Moreover, Bullard continues to believe that monetary policy is easy:
Current policy is already very easy, as the policy rate remains near zero and the balance sheet remains large.
If policy was easy, market participants would expect the Fed to raise interest rates sooner, and thus longer term yields would rise. If anything, the fall in rates implies that the Fed will need to keep interest rates low for a longer period. Policy is not easy.
Bullard also dismisses financial market distress as an artifact of the European crisis:
The global problems are clearly being driven by continued turmoil in Europe.

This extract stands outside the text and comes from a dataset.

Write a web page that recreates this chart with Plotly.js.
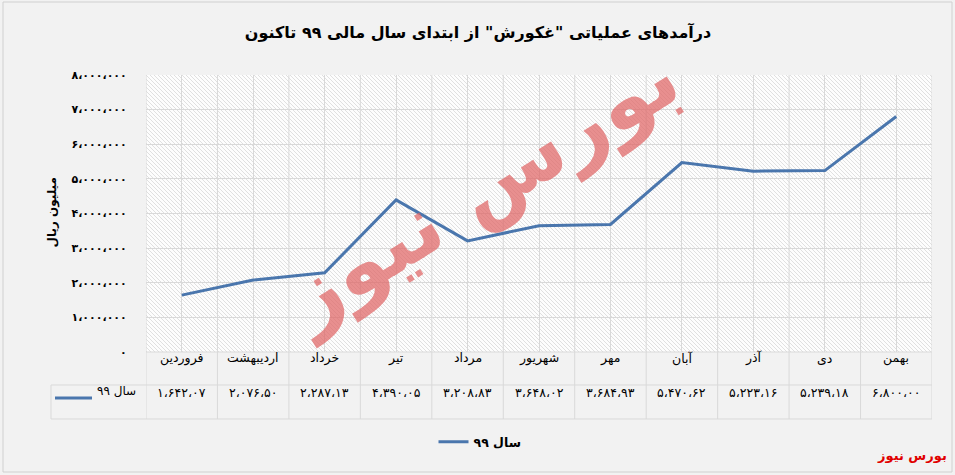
<!DOCTYPE html>
<html>
<head>
<meta charset="utf-8">
<script src="https://cdn.plot.ly/plotly-3.0.1.min.js"></script>
<style>html,body{margin:0;padding:0;background:#f2f2f2;}#chart{width:955px;height:475px;}</style>
</head>
<body>
<div id="chart"></div>
<script>
// ---- data ----
const months = ['فروردین','اردیبهشت','خرداد','تیر','مرداد','شهریور','مهر','آبان','آذر','دی','بهمن'];
const seriesName = 'سال ۹۹';
const values = [1642070, 2076500, 2287130, 4390050, 3208830, 3648020, 3684930, 5470620, 5223160, 5239180, 6800000];
const valueLabels = ['۱،۶۴۲،۰۷','۲،۰۷۶،۵۰','۲،۲۸۷،۱۳','۴،۳۹۰،۰۵','۳،۲۰۸،۸۳','۳،۶۴۸،۰۲','۳،۶۸۴،۹۳','۵،۴۷۰،۶۲','۵،۲۲۳،۱۶','۵،۲۳۹،۱۸','۶،۸۰۰،۰۰'];
const yTickVals = [0, 1000000, 2000000, 3000000, 4000000, 5000000, 6000000, 7000000, 8000000];
const yTickText = ['۰','۱،۰۰۰،۰۰۰','۲،۰۰۰،۰۰۰','۳،۰۰۰،۰۰۰','۴،۰۰۰،۰۰۰','۵،۰۰۰،۰۰۰','۶،۰۰۰،۰۰۰','۷،۰۰۰،۰۰۰','۸،۰۰۰،۰۰۰'];
const titleText = 'درآمدهای عملیاتی "غکورش" از ابتدای سال مالی ۹۹ تاکنون';
const yTitle = 'میلیون ریال';
const watermark = 'بورس نیوز';

// ---- layout helpers ----
const W = 955, H = 475;
const L = 146, R = 23, T = 75, B = 123;
const PW = W - L - R, PH = H - T - B;
const px = x => (x - L) / PW;          // pixel x -> paper x
const py = y => (H - B - y) / PH;      // pixel y -> paper y
const lineCol = '#d9d9d9';
const font = 'DejaVu Sans, sans-serif';

const hatch = '<svg xmlns="http://www.w3.org/2000/svg" width="' + PW + '" height="' + PH + '">' +
  '<defs><pattern id="p" patternUnits="userSpaceOnUse" width="4" height="4">' +
  '<path d="M-1,-1 L5,5 M-1,3 L1,5 M3,-1 L5,1" stroke="#dcdcdc" stroke-width="0.9"/></pattern></defs>' +
  '<rect width="100%" height="100%" fill="#fdfdfd"/><rect width="100%" height="100%" fill="url(#p)"/></svg>';

const shapes = [];
const annotations = [];
// table horizontal lines
shapes.push({type:'line', xref:'paper', yref:'paper', x0:0, x1:1, y0:0, y1:0, line:{color:lineCol, width:1}});
shapes.push({type:'line', xref:'paper', yref:'paper', x0:px(51), x1:1, y0:py(385), y1:py(385), line:{color:lineCol, width:1}});
shapes.push({type:'line', xref:'paper', yref:'paper', x0:px(51), x1:1, y0:py(419), y1:py(419), line:{color:lineCol, width:1}});
shapes.push({type:'line', xref:'paper', yref:'paper', x0:px(51), x1:px(51), y0:py(385), y1:py(419), line:{color:lineCol, width:1}});
// category boundaries (plot gridlines + table columns)
for (let k = 0; k <= months.length; k++) {
  shapes.push({type:'line', xref:'x', yref:'paper', x0:k - 0.5, x1:k - 0.5, y0:py(419), y1:1, line:{color:lineCol, width:1}, layer:'below'});
}
// table text
months.forEach((m, i) => {
  annotations.push({xref:'x', yref:'paper', x:m, y:py(368), text:m, showarrow:false, font:{family:font, size:12.5, color:'#000'}});
  annotations.push({xref:'x', yref:'paper', x:m, y:py(402), text:valueLabels[i], showarrow:false, font:{family:font, size:12.5, color:'#000'}});
});
// series key in table
shapes.push({type:'line', xref:'paper', yref:'paper', x0:px(55), x1:px(92), y0:py(398), y1:py(398), line:{color:'#4a76ad', width:3}});
annotations.push({xref:'paper', yref:'paper', x:px(138), y:py(400), xanchor:'right', text:seriesName, showarrow:false, font:{family:font, size:12, color:'#000'}});
// y title
annotations.push({xref:'paper', yref:'paper', x:px(42), y:py(213), text:yTitle, textangle:-90, showarrow:false, font:{family:font, size:12, color:'#000', weight:'bold'}});
// watermark
annotations.push({xref:'paper', yref:'paper', x:px(480), y:py(188), text:watermark, textangle:-32, showarrow:false, opacity:0.72, font:{family:font, size:84, color:'#e06666', weight:'bold'}});
// source mark
annotations.push({xref:'paper', yref:'paper', x:px(949), y:py(465), xanchor:'right', text:'<b>' + watermark + '</b>', showarrow:false, font:{family:font, size:13, color:'#e00000'}});
// outer frame
shapes.push({type:'rect', xref:'paper', yref:'paper', x0:px(3), x1:px(952), y0:py(2), y1:py(472), line:{color:'#d0d0d0', width:1}});

const trace = {
  type:'scatter', mode:'lines', name:seriesName,
  x: months, y: values,
  line:{color:'#4a76ad', width:3}, hoverinfo:'skip'
};

const layout = {
  width: W, height: H,
  margin:{l:L, r:R, t:T, b:B},
  paper_bgcolor:'#f2f2f2', plot_bgcolor:'#fdfdfd',
  title:{text:titleText, x:px(478), xref:'paper', xanchor:'center', y:1 - 32 / H, yanchor:'middle', font:{family:font, size:16, color:'#000', weight:'bold'}},
  xaxis:{type:'category', range:[-0.5, months.length - 0.5], showticklabels:false, showgrid:true, gridcolor:lineCol, zeroline:false, showline:false, ticks:'', fixedrange:true},
  yaxis:{range:[0, 8000000], tickvals:yTickVals, ticktext:yTickText, showgrid:true, gridcolor:lineCol, zeroline:false, showline:false,
         ticks:'outside', ticklen:16, tickcolor:'rgba(0,0,0,0)', tickfont:{family:font, size:11, color:'#000', weight:'bold'}, fixedrange:true},
  showlegend:true,
  legend:{orientation:'h', x:px(480), xanchor:'center', y:py(442), yanchor:'middle', bgcolor:'rgba(0,0,0,0)', font:{family:font, size:12.5, color:'#000', weight:'bold'}},
  images:[{source:'data:image/svg+xml;charset=utf-8,' + encodeURIComponent(hatch), xref:'paper', yref:'paper', x:0, y:1, sizex:1, sizey:1, sizing:'stretch', layer:'below'}],
  shapes: shapes,
  annotations: annotations
};

Plotly.newPlot('chart', [trace], layout, {displayModeBar:false, staticPlot:true});
</script>
</body>
</html>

China might be a bigger driver than we realize, but I digress. Given that this is a European problem, the Fed is helpless:
A change in U.S. monetary policy at this juncture will not alter the situation in Europe.
This is one of those things that makes you shake your head in the wonder of it all. The point of further easing would not be to alter the situation in Europe – THE POINT IS TO PREVENT THE SITUATION IN EUROPE FROM WASHING UP ON US SHORES. You know, offer a counterweight to softer demand Moreover, if easier policy induces a weaker Dollar which then in turn prompts easier policy at the ECB (one can can dream), then the Fed is in fact altering the situation in Europe. So US monetary policy might, just might, have an important role even if the proximate cause of the distress is in Europe.
Bottom Line: Bullard downplayed the employment report and doesn’t sound like he wants additional easing. Like the stance of his colleague Dallas Federal Reserve President Richard Fisher, not a surprise. This kinds of comments keep me on edge that the pace of policy change will be slower than market participants believe. But again, this is an issue of how far the regional bank presidents are behind the policy curve. They could be close, they could be far. We will get a better idea in the back half of this week.